Perhaps none of the above!
16-bit vs. 32-bit can refer simply to the processing space of the processor (how much virtual memory) -- for computing geeks
16-bit vs. 32-bit can also refer to the number of bits allocated in total to pixel rendition of color (R-G-B, 8 bits each typical, totalling 24 bits) and grayscale (12-bit or 14-bit) vs what the pixel is stored in in JPG vs. TIFF format files -- for photographic geeks
adas
31st of October 2008 (Fri), 17:58
When the computer setting say either 16 or 32 bit, do they refer to each color channel or just the entire resolution set?
It's the entire resolution set.
16bit = 5bit RED + 6bit GREEN + 5bit BLUE (now obsolete)
32bit = 8bit RED + 8bit GREEN + 8bit BLUE + 8bit ALPHA
The ALPHA channel stores the transparency level of the pixel and it's used when displaying multiple layers and surfaces by the video card.
Madweasel
31st of October 2008 (Fri), 19:07
Red, Green, and Blue. Any other color tone is simply the combining of these primary colors to different degrees. Black is not a color tone, but an absence of color. White is an equal combination of Red, Green, and Blue. The range of combination tones between Black and White would probably be close to infinite. The perception of a color tone may vary from person to person due to the eyes variance in sensitivity to the primary colors or other factors related to health or age.

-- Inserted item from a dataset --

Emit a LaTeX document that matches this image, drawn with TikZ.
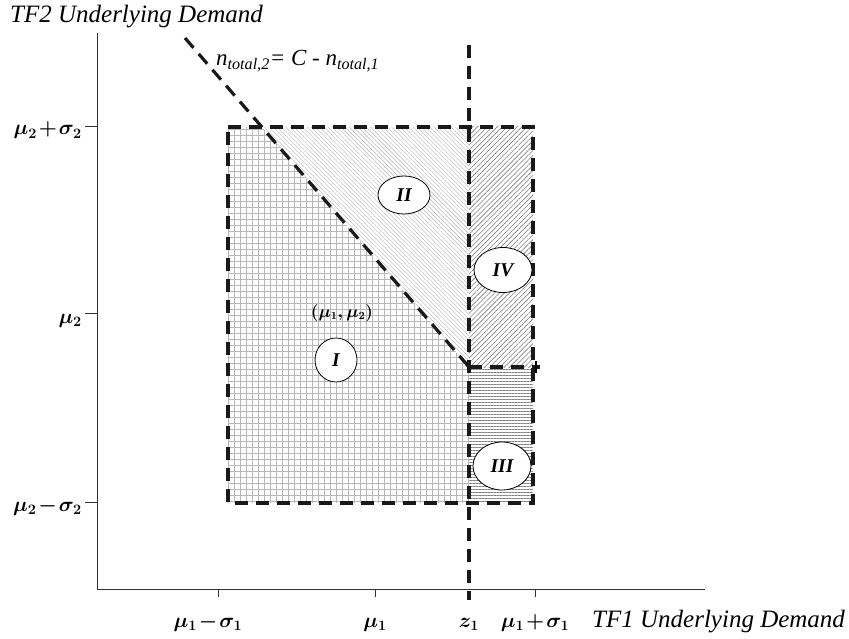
\documentclass[tikz,border=0pt]{standalone}
\usepackage{fontspec}
\setmainfont{Liberation Serif}
\usetikzlibrary{patterns.meta,shapes.geometric}
\newcommand\tightbin{\medmuskip=1.5mu\relax}
\tikzset{
  axisline/.style={draw=black!80, line width=1pt},
  tickmark/.style={draw=black!80, line width=0.8pt},
  bigdash/.style={draw=black!90, line width=3.2pt, dash pattern=on 13pt off 8pt},
  regionlabel/.style={ellipse, draw, line width=0.8pt, fill=white, inner sep=0pt,
    font=\fontsize{19.5}{22}\selectfont\bfseries\itshape},
  ticklabel/.style={inner sep=0pt, font=\fontsize{22}{26}\selectfont\boldmath},
  axistitle/.style={inner sep=0pt, font=\fontsize{25}{28}\selectfont\itshape},
}
\begin{document}
\begin{tikzpicture}[x=1pt,y=-1pt]
\useasboundingbox (0,0) rectangle (849,639);
% coordinates
\coordinate (O) at (97,589);
\coordinate (Ytop) at (97,33);
\coordinate (Xend) at (705,589);
\coordinate (TL) at (228,127);
\coordinate (TR) at (533,127);
\coordinate (BR) at (533,503);
\coordinate (BL) at (228,503);
\coordinate (Dtop) at (185,38);
\coordinate (Dbox) at (262,127);
\coordinate (Dend) at (469,367);
\coordinate (Ztop) at (469,45);
\coordinate (Zbot) at (469,600);
\coordinate (Ztb) at (469,127);
\coordinate (Zbb) at (469,503);
\coordinate (Mr) at (533,367);
\coordinate (Mrx) at (540,367);
% region fills
\fill[pattern={Hatch[distance=6pt,line width=0.6pt]}, pattern color=black!28]
  (TL) -- (Dbox) -- (Dend) -- (Zbb) -- (BL) -- cycle;
\fill[pattern={Lines[angle=-45,distance=3pt,line width=0.4pt]}, pattern color=black!30]
  (Dbox) -- (Ztb) -- (Dend) -- cycle;
\fill[pattern={Lines[angle=45,distance=3.5pt,line width=0.6pt]}, pattern color=black!50]
  (Ztb) -- (TR) -- (Mr) -- (Dend) -- cycle;
\fill[pattern={Lines[angle=0,distance=3pt,line width=0.6pt]}, pattern color=black!50]
  (Dend) -- (Mr) -- (BR) -- (Zbb) -- cycle;
% axes
\draw[axisline] (Ytop) -- (O) -- (Xend);
% y ticks
\foreach \n/\y in {a/126,b/313,c/502} {
  \coordinate (yt\n) at (97,\y);
  \draw[tickmark] (yt\n) -- ++(-12,0);
}
% x ticks
\foreach \n/\x in {a/218,b/375,d/535} {
  \coordinate (xt\n) at (\x,589);
  \draw[tickmark] (xt\n) -- ++(0,8);
}
% dashed lines
\draw[bigdash] (TL) -- (TR) -- (BR) -- (BL) -- cycle;
\draw[bigdash] (Dtop) -- (Dend);
\draw[bigdash] (Ztop) -- (Zbot);
\draw[bigdash] (Dend) -- (Mrx);
\draw[line width=1.2pt] (536,361) -- (536,373);
% labels
\node[axistitle, anchor=west] (ytitle) at (10,17) {TF2 Underlying Demand};
\node[axistitle, anchor=base west] (xtitle) at (592,627) {TF1 Underlying Demand};
\node[anchor=base west, inner sep=0pt, font=\fontsize{23}{26}\selectfont\itshape] (eq) at (216,66)
  {n\textsubscript{total,2}= C - n\textsubscript{total,1}};
\node[ticklabel, anchor=base east] (ly1) at (82,135) {$\tightbin\mu_2+\sigma_2$};
\node[ticklabel, anchor=base east] (ly2) at (82,323) {$\mu_2$};
\node[ticklabel, anchor=base east] (ly3) at (82,511) {$\tightbin\mu_2-\sigma_2$};
\node[ticklabel, anchor=base] (lx1) at (208,627) {$\tightbin\mu_1-\sigma_1$};
\node[ticklabel, anchor=base] (lx2) at (375,627) {$\mu_1$};
\node[ticklabel, anchor=base] (lx3) at (469,627) {$z_1$};
\node[ticklabel, anchor=base] (lx4) at (535,627) {$\tightbin\mu_1+\sigma_1$};
\node[inner sep=0pt, font=\fontsize{16}{18}\selectfont\boldmath] (mu) at (342,313) {$(\mu_1,\mu_2)$};
% region labels
\node[regionlabel, minimum width=42pt, minimum height=44pt] (rI) at (336,360) {I};
\node[regionlabel, minimum width=52pt, minimum height=38pt] (rII) at (404,195) {II};
\node[regionlabel, minimum width=58pt, minimum height=48pt] (rIII) at (502,466) {III};
\node[regionlabel, minimum width=58pt, minimum height=45pt] (rIV) at (503,270) {IV};
\end{tikzpicture}
\end{document}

http://www.glenbrook.k12.il.us/gbssci/Phys/Class/light/u12l2b.html
The range of colours you can produce in this way is called the gamut. It depends on exactly what colour those 'primaries' are. If you plot them in colour space (CIE is commonly used), the gamut is all colours within the triangle described by the position of those primaries. However the whole range of 'possible' colours will always have some that are outside this gamut, in other words you can't create 'all' colours by combining red, green and blue, no matter what shades they are.
As human vision also works with three colour sensors, there are also colours that can be measured to be different but which we cannot distinguish, so the best solution is to choose primaries that best match the three colour receptors in the human eye.
It all gets more complicated when you also factor in the light source. Then, under a given light source two colours may appear the same, but under a different light source they may be distinguished (due to differently-shaped spectral reflectance curves). This is called metamerism.
Sorry, I got carried away - I used to work in camouflage (no jokes please - I've heard them all!).
adas
31st of October 2008 (Fri), 19:59
It depends on exactly what colour those 'primaries' are. If you plot them in colour space (CIE is commonly used), the gamut is all colours within the triangle described by the position of those primaries. However the whole range of 'possible' colours will always have some that are outside this gamut, in other words you can't create 'all' colours by combining red, green and blue, no matter what shades they are.
1) I thought primaries are only one kind, and strictly defined by CIE.
2) But since the human eye has RGB receptors, those colors you can't create by combining RGB shades are invisible for humans, therefore unimportant. Namely infrared, ultraviolet, alpha, beta, gamma etc.